— START OF Information supplied —

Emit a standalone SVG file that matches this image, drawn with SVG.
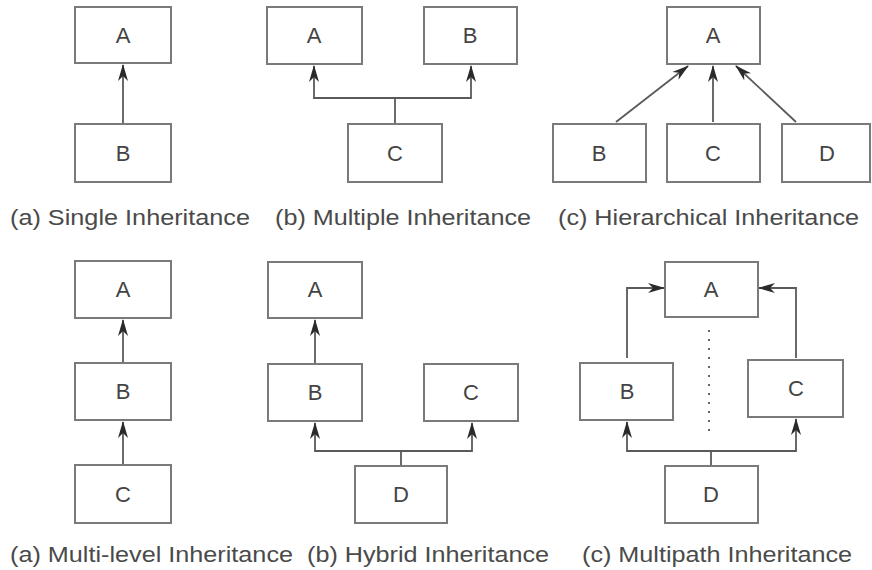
<svg xmlns="http://www.w3.org/2000/svg" width="872" height="570" viewBox="0 0 872 570">
<style>
  .box{fill:#fff;stroke:#7a7a7a;stroke-width:2}
  .lbl{font-family:"Liberation Sans",Arial,sans-serif;font-size:22px;fill:#444;text-anchor:middle}
  .cap{font-family:"Liberation Sans",Arial,sans-serif;font-size:22px;fill:#4a4a4a}
  .ln{fill:none;stroke:#5a5a5a;stroke-width:1.8}
  .arr{marker-end:url(#ah)}
  .dot{fill:none;stroke:#666;stroke-width:2;stroke-dasharray:2 7}
</style>
<defs>
  <marker id="ah" viewBox="0 0 17 11" refX="16" refY="5.5" markerWidth="17" markerHeight="11" markerUnits="userSpaceOnUse" orient="auto">
    <path d="M0,0.5 L17,5.5 L0,10.5 L5,5.5 z" fill="#2a2a2a"/>
  </marker>
</defs>
<rect width="872" height="570" fill="#fff"/>

<g id="connectors">
  <!-- single -->
  <line class="ln arr" x1="123" y1="123" x2="123" y2="65"/>
  <!-- multiple -->
  <polyline class="ln" points="395,123 395,98"/>
  <polyline class="ln arr" points="395,98 314,98 314,66"/>
  <polyline class="ln arr" points="395,98 471,98 471,66"/>
  <!-- hierarchical -->
  <line class="ln arr" x1="616" y1="122" x2="688" y2="66"/>
  <line class="ln arr" x1="713" y1="122" x2="713" y2="66"/>
  <line class="ln arr" x1="796" y1="122" x2="736" y2="66"/>
  <!-- multi-level -->
  <line class="ln arr" x1="123" y1="362" x2="123" y2="320"/>
  <line class="ln arr" x1="123" y1="464" x2="123" y2="422"/>
  <!-- hybrid -->
  <line class="ln arr" x1="315" y1="363" x2="315" y2="320"/>
  <polyline class="ln" points="401,465 401,451"/>
  <polyline class="ln arr" points="401,451 315,451 315,423"/>
  <polyline class="ln arr" points="401,451 472,451 472,423"/>
  <!-- multipath -->
  <polyline class="ln arr" points="627,358 627,288 664,288"/>
  <polyline class="ln arr" points="796,358 796,288 759,288"/>
  <line class="dot" x1="709" y1="330" x2="709" y2="436"/>
  <polyline class="ln" points="711,465 711,451"/>
  <polyline class="ln arr" points="711,451 627,451 627,422"/>
  <polyline class="ln arr" points="711,451 796,451 796,419"/>
</g>

<!-- (a) Single -->
<g id="single-A"><rect class="box" x="75" y="7" width="96" height="56"/><text class="lbl" x="123" y="43">A</text></g>
<g id="single-B"><rect class="box" x="75" y="124" width="96" height="58"/><text class="lbl" x="123" y="161">B</text></g>

<!-- (b) Multiple -->
<g id="multiple-A"><rect class="box" x="267" y="7" width="95" height="57"/><text class="lbl" x="314" y="43">A</text></g>
<g id="multiple-B"><rect class="box" x="424" y="7" width="93" height="57"/><text class="lbl" x="470" y="43">B</text></g>
<g id="multiple-C"><rect class="box" x="348" y="124" width="94" height="58"/><text class="lbl" x="395" y="161">C</text></g>

<!-- (c) Hierarchical -->
<g id="hier-A"><rect class="box" x="667" y="7" width="93" height="57"/><text class="lbl" x="713" y="43">A</text></g>
<g id="hier-B"><rect class="box" x="553" y="124" width="93" height="58"/><text class="lbl" x="599" y="161">B</text></g>
<g id="hier-C"><rect class="box" x="667" y="124" width="93" height="58"/><text class="lbl" x="713" y="161">C</text></g>
<g id="hier-D"><rect class="box" x="782" y="124" width="88" height="58"/><text class="lbl" x="827" y="161">D</text></g>

<!-- (a) Multi-level -->
<g id="multilevel-A"><rect class="box" x="75" y="261" width="96" height="57"/><text class="lbl" x="123" y="297">A</text></g>
<g id="multilevel-B"><rect class="box" x="75" y="363" width="96" height="57"/><text class="lbl" x="123" y="399">B</text></g>
<g id="multilevel-C"><rect class="box" x="75" y="465" width="96" height="58"/><text class="lbl" x="123" y="502">C</text></g>

<!-- (b) Hybrid -->
<g id="hybrid-A"><rect class="box" x="268" y="262" width="94" height="56"/><text class="lbl" x="315" y="297">A</text></g>
<g id="hybrid-B"><rect class="box" x="268" y="364" width="94" height="57"/><text class="lbl" x="315" y="400">B</text></g>
<g id="hybrid-C"><rect class="box" x="424" y="364" width="94" height="57"/><text class="lbl" x="471" y="400">C</text></g>
<g id="hybrid-D"><rect class="box" x="355" y="466" width="92" height="57"/><text class="lbl" x="401" y="502">D</text></g>

<!-- (c) Multipath -->
<g id="multipath-A"><rect class="box" x="665" y="262" width="93" height="55"/><text class="lbl" x="711" y="297">A</text></g>
<g id="multipath-B"><rect class="box" x="580" y="363" width="93" height="57"/><text class="lbl" x="627" y="399">B</text></g>
<g id="multipath-C"><rect class="box" x="748" y="360" width="95" height="57"/><text class="lbl" x="796" y="396">C</text></g>
<g id="multipath-D"><rect class="box" x="665" y="466" width="93" height="57"/><text class="lbl" x="711" y="502">D</text></g>

<g id="captions">
  <text class="cap" x="10" y="225" textLength="240" lengthAdjust="spacingAndGlyphs">(a) Single Inheritance</text>
  <text class="cap" x="275" y="225" textLength="256" lengthAdjust="spacingAndGlyphs">(b) Multiple Inheritance</text>
  <text class="cap" x="558" y="225" textLength="301" lengthAdjust="spacingAndGlyphs">(c) Hierarchical Inheritance</text>
  <text class="cap" x="10" y="562" textLength="283" lengthAdjust="spacingAndGlyphs">(a) Multi-level Inheritance</text>
  <text class="cap" x="307" y="562" textLength="242" lengthAdjust="spacingAndGlyphs">(b) Hybrid Inheritance</text>
  <text class="cap" x="582" y="562" textLength="270" lengthAdjust="spacingAndGlyphs">(c) Multipath Inheritance</text>
</g>
</svg>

— END OF Information supplied —

Exercise brief: Without the pictures, transcribe the listing above exactly.

Response:
Emit a standalone SVG file that matches this image, drawn with SVG.
<svg xmlns="http://www.w3.org/2000/svg" width="872" height="570" viewBox="0 0 872 570">
<style>
  .box{fill:#fff;stroke:#7a7a7a;stroke-width:2}
  .lbl{font-family:"Liberation Sans",Arial,sans-serif;font-size:22px;fill:#444;text-anchor:middle}
  .cap{font-family:"Liberation Sans",Arial,sans-serif;font-size:22px;fill:#4a4a4a}
  .ln{fill:none;stroke:#5a5a5a;stroke-width:1.8}
  .arr{marker-end:url(#ah)}
  .dot{fill:none;stroke:#666;stroke-width:2;stroke-dasharray:2 7}
</style>
<defs>
  <marker id="ah" viewBox="0 0 17 11" refX="16" refY="5.5" markerWidth="17" markerHeight="11" markerUnits="userSpaceOnUse" orient="auto">
    <path d="M0,0.5 L17,5.5 L0,10.5 L5,5.5 z" fill="#2a2a2a"/>
  </marker>
</defs>
<rect width="872" height="570" fill="#fff"/>

<g id="connectors">
  <!-- single -->
  <line class="ln arr" x1="123" y1="123" x2="123" y2="65"/>
  <!-- multiple -->
  <polyline class="ln" points="395,123 395,98"/>
  <polyline class="ln arr" points="395,98 314,98 314,66"/>
  <polyline class="ln arr" points="395,98 471,98 471,66"/>
  <!-- hierarchical -->
  <line class="ln arr" x1="616" y1="122" x2="688" y2="66"/>
  <line class="ln arr" x1="713" y1="122" x2="713" y2="66"/>
  <line class="ln arr" x1="796" y1="122" x2="736" y2="66"/>
  <!-- multi-level -->
  <line class="ln arr" x1="123" y1="362" x2="123" y2="320"/>
  <line class="ln arr" x1="123" y1="464" x2="123" y2="422"/>
  <!-- hybrid -->
  <line class="ln arr" x1="315" y1="363" x2="315" y2="320"/>
  <polyline class="ln" points="401,465 401,451"/>
  <polyline class="ln arr" points="401,451 315,451 315,423"/>
  <polyline class="ln arr" points="401,451 472,451 472,423"/>
  <!-- multipath -->
  <polyline class="ln arr" points="627,358 627,288 664,288"/>
  <polyline class="ln arr" points="796,358 796,288 759,288"/>
  <line class="dot" x1="709" y1="330" x2="709" y2="436"/>
  <polyline class="ln" points="711,465 711,451"/>
  <polyline class="ln arr" points="711,451 627,451 627,422"/>
  <polyline class="ln arr" points="711,451 796,451 796,419"/>
</g>

<!-- (a) Single -->
<g id="single-A"><rect class="box" x="75" y="7" width="96" height="56"/><text class="lbl" x="123" y="43">A</text></g>
<g id="single-B"><rect class="box" x="75" y="124" width="96" height="58"/><text class="lbl" x="123" y="161">B</text></g>

<!-- (b) Multiple -->
<g id="multiple-A"><rect class="box" x="267" y="7" width="95" height="57"/><text class="lbl" x="314" y="43">A</text></g>
<g id="multiple-B"><rect class="box" x="424" y="7" width="93" height="57"/><text class="lbl" x="470" y="43">B</text></g>
<g id="multiple-C"><rect class="box" x="348" y="124" width="94" height="58"/><text class="lbl" x="395" y="161">C</text></g>

<!-- (c) Hierarchical -->
<g id="hier-A"><rect class="box" x="667" y="7" width="93" height="57"/><text class="lbl" x="713" y="43">A</text></g>
<g id="hier-B"><rect class="box" x="553" y="124" width="93" height="58"/><text class="lbl" x="599" y="161">B</text></g>
<g id="hier-C"><rect class="box" x="667" y="124" width="93" height="58"/><text class="lbl" x="713" y="161">C</text></g>
<g id="hier-D"><rect class="box" x="782" y="124" width="88" height="58"/><text class="lbl" x="827" y="161">D</text></g>

<!-- (a) Multi-level -->
<g id="multilevel-A"><rect class="box" x="75" y="261" width="96" height="57"/><text class="lbl" x="123" y="297">A</text></g>
<g id="multilevel-B"><rect class="box" x="75" y="363" width="96" height="57"/><text class="lbl" x="123" y="399">B</text></g>
<g id="multilevel-C"><rect class="box" x="75" y="465" width="96" height="58"/><text class="lbl" x="123" y="502">C</text></g>

<!-- (b) Hybrid -->
<g id="hybrid-A"><rect class="box" x="268" y="262" width="94" height="56"/><text class="lbl" x="315" y="297">A</text></g>
<g id="hybrid-B"><rect class="box" x="268" y="364" width="94" height="57"/><text class="lbl" x="315" y="400">B</text></g>
<g id="hybrid-C"><rect class="box" x="424" y="364" width="94" height="57"/><text class="lbl" x="471" y="400">C</text></g>
<g id="hybrid-D"><rect class="box" x="355" y="466" width="92" height="57"/><text class="lbl" x="401" y="502">D</text></g>

<!-- (c) Multipath -->
<g id="multipath-A"><rect class="box" x="665" y="262" width="93" height="55"/><text class="lbl" x="711" y="297">A</text></g>
<g id="multipath-B"><rect class="box" x="580" y="363" width="93" height="57"/><text class="lbl" x="627" y="399">B</text></g>
<g id="multipath-C"><rect class="box" x="748" y="360" width="95" height="57"/><text class="lbl" x="796" y="396">C</text></g>
<g id="multipath-D"><rect class="box" x="665" y="466" width="93" height="57"/><text class="lbl" x="711" y="502">D</text></g>

<g id="captions">
  <text class="cap" x="10" y="225" textLength="240" lengthAdjust="spacingAndGlyphs">(a) Single Inheritance</text>
  <text class="cap" x="275" y="225" textLength="256" lengthAdjust="spacingAndGlyphs">(b) Multiple Inheritance</text>
  <text class="cap" x="558" y="225" textLength="301" lengthAdjust="spacingAndGlyphs">(c) Hierarchical Inheritance</text>
  <text class="cap" x="10" y="562" textLength="283" lengthAdjust="spacingAndGlyphs">(a) Multi-level Inheritance</text>
  <text class="cap" x="307" y="562" textLength="242" lengthAdjust="spacingAndGlyphs">(b) Hybrid Inheritance</text>
  <text class="cap" x="582" y="562" textLength="270" lengthAdjust="spacingAndGlyphs">(c) Multipath Inheritance</text>
</g>
</svg>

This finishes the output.